Lindsay James, investment strategist at Quilter said: “The Chancellor’s spending review was geared up as a defining moment for the current parliament following a decidedly challenging few months. While the overall level of spending had already been announced, today’s review spells out exactly how it is being allocated, and the main focus is on the unavoidable areas of defence and healthcare.
“At the headline level, investors have been growing increasingly cynical about government spending plans and fiscal rules. We’ve witnessed a cycle of reduced growth forecasts from the OBR, for all sorts of reasons including some that are outside the government’s control. Shrinking fiscal headroom, leading to a round of tax increases and spending cuts has caused a growth slowdown, pushing a balanced budget even further out of reach.
“Since March we’ve seen the economy hit by the impact of these tax rises. Jobs data out this week showed that payrolled employee numbers fell by a staggering 274,000 year on year, while growth forecasts have been cut for this year and next. Certainly, concern around export tariffs have been a factor, but an increased tax burden is another.
“The high level of uncertainty around the next autumn budget, including what the shortfall will be and how it will inevitably be filled with tax rises, has also been weighing on growth. Yet the pressure to increase spending has continued, and today’s spending review will have done little to quell fears that further tax rises are still to come.
“While the Chancellor laid out her plans to spend, it’s not clear where any cuts will come from. For example, a 3% real terms commitment to the NHS implies real terms cuts will be needed elsewhere, yet there was simply no mention of this.
“Aside from the NHS, there is a clear priority to see the Midlands and the North reach its economic potential through investment in transport and housing, with value-for-money investment guidelines in the Green Book re-written in order to allow for a place-based approach. This growth-centric approach is encouraging, but recent experience suggests a healthy degree of cynicism is needed about the ability to deliver large scale infrastructure projects.
“The defence commitment avoided any mention of when the 3% level would be reached, but meaningful spending on munitions and nuclear submarine production facilities will be welcome by the defence sector. Energy has seen decisive backing for nuclear with both traditional nuclear and SMRs selected for investment, while education too has enjoyed a budget uplift amounting to around 7% over 3 years.
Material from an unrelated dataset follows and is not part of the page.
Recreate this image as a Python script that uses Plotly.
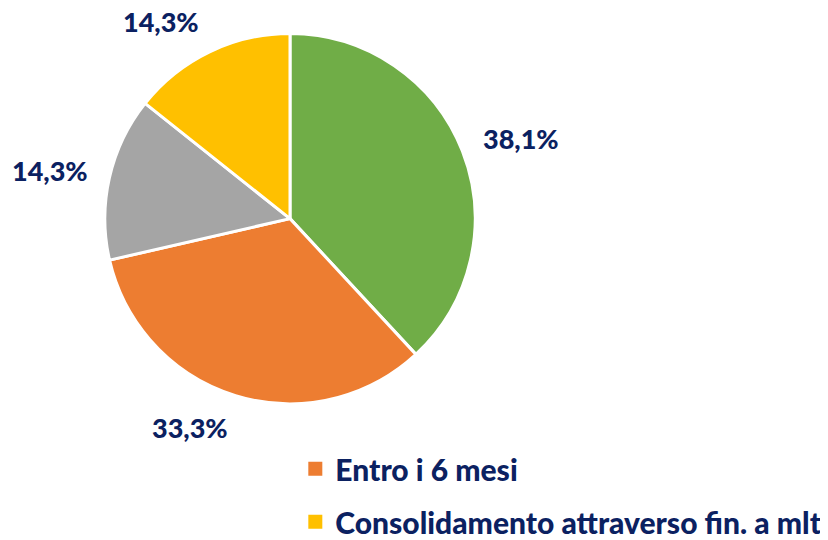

“Defence and healthcare have dominated today’s announcements, and arguably these are areas the government had to address. Looking ahead, the UK will need to see an uplift in growth before the government can be more ambitious beyond this.”
Oliver Faizallah, Head of Fixed Income Research at Charles Stanley, comments: “In the run up to the update from UK Chancellor Rachel Reeves on the allocation of funds, UK gilt yields edged slightly higher. While the spending review was not expected to unveil any new spending, it did put the spotlight on strained public finances when discussing how existing funds will be allocated. Markets remain nervous about the potential for either higher taxes or an increase in borrowing in the future. An increase in taxes may be seen as more ‘market friendly’, but would be politically damaging, while an increase in borrowing (funded through gilt issuance) would put further pressure on already elevated gilt yields.
“Following the spending review, there was a rally in longer dated gilt yields, with the UKT 10 year and 30-year gilt at 7bps in the hour following the announcement. The rally in gilt yields had nothing to do with the spending review but came on the back of a lower-than-expected CPI print in the US. This highlights the still high correlation of UK gilts to US treasuries, and while fiscal concerns in the UK will no doubt keep gilt yields higher for longer, daily volatility in gilt prices will also come from data and decisions from the other side of the Atlantic.”
Bruce Cartwright CA, CEO of ICAS, said: “While we commend the aspirations of the UK Government’s spending review, particularly around increased funding for education, the NHS and for social housing and other capital projects, we yet again find ourselves reflecting that Reeves’ statement leaves us with more questions than answers as to where the money will come from to pay for this.
“Businesses need certainty, as do public sector organisations. Uncertainty and barriers to effective budgeting can have negative consequences for the labour market, inward investment and business growth. Will the UK have to wait a further third of a year to find out? The Autumn Budget awaits.
“The Chancellor’s emphasis on infrastructure, science, and technology investment reflects important national priorities, but intentions alone are not enough. Without clear focus on productivity and long-term value, there is a real risk of under-delivering on these commitments.
“While investment spending is welcomed, effective financial oversight is critical. Capital projects, including Sizewell C, must be rigorously managed to prevent the delays and overspending that have plagued similar programmes like HS2. Additional funding for sectors such as health and defence, while reflecting Labour’s spending pledges, cannot be allowed to bypass scrutiny or excuse inefficiencies. Smart public spending must be matched by smart public management.
“A longer-term strategic approach to managing finance, planning and priorities is needed. To keep revenue and capital spending under control, we need robust financial management and scrutiny. Neglecting strong financial practice increases the risk of poor value for money.
“We also expect the need for a coherent approach to preventative spending. Local innovations that deliver better outcomes and reduce long-term demand must be identified, measured, and scaled, not left siloed or ignored.
“As healthcare is a significant consumer of resources and facing an upward trajectory of demand from an ageing population, reform is needed to ensure the service is fit for the future. Shifting health focus from a short-term ill-health, acute response mode to a longer-term preventative model is essential to manage future demand levels. Preventative healthcare needs to grow to a sufficient scale to have a meaningful impact on the population and change behaviours.”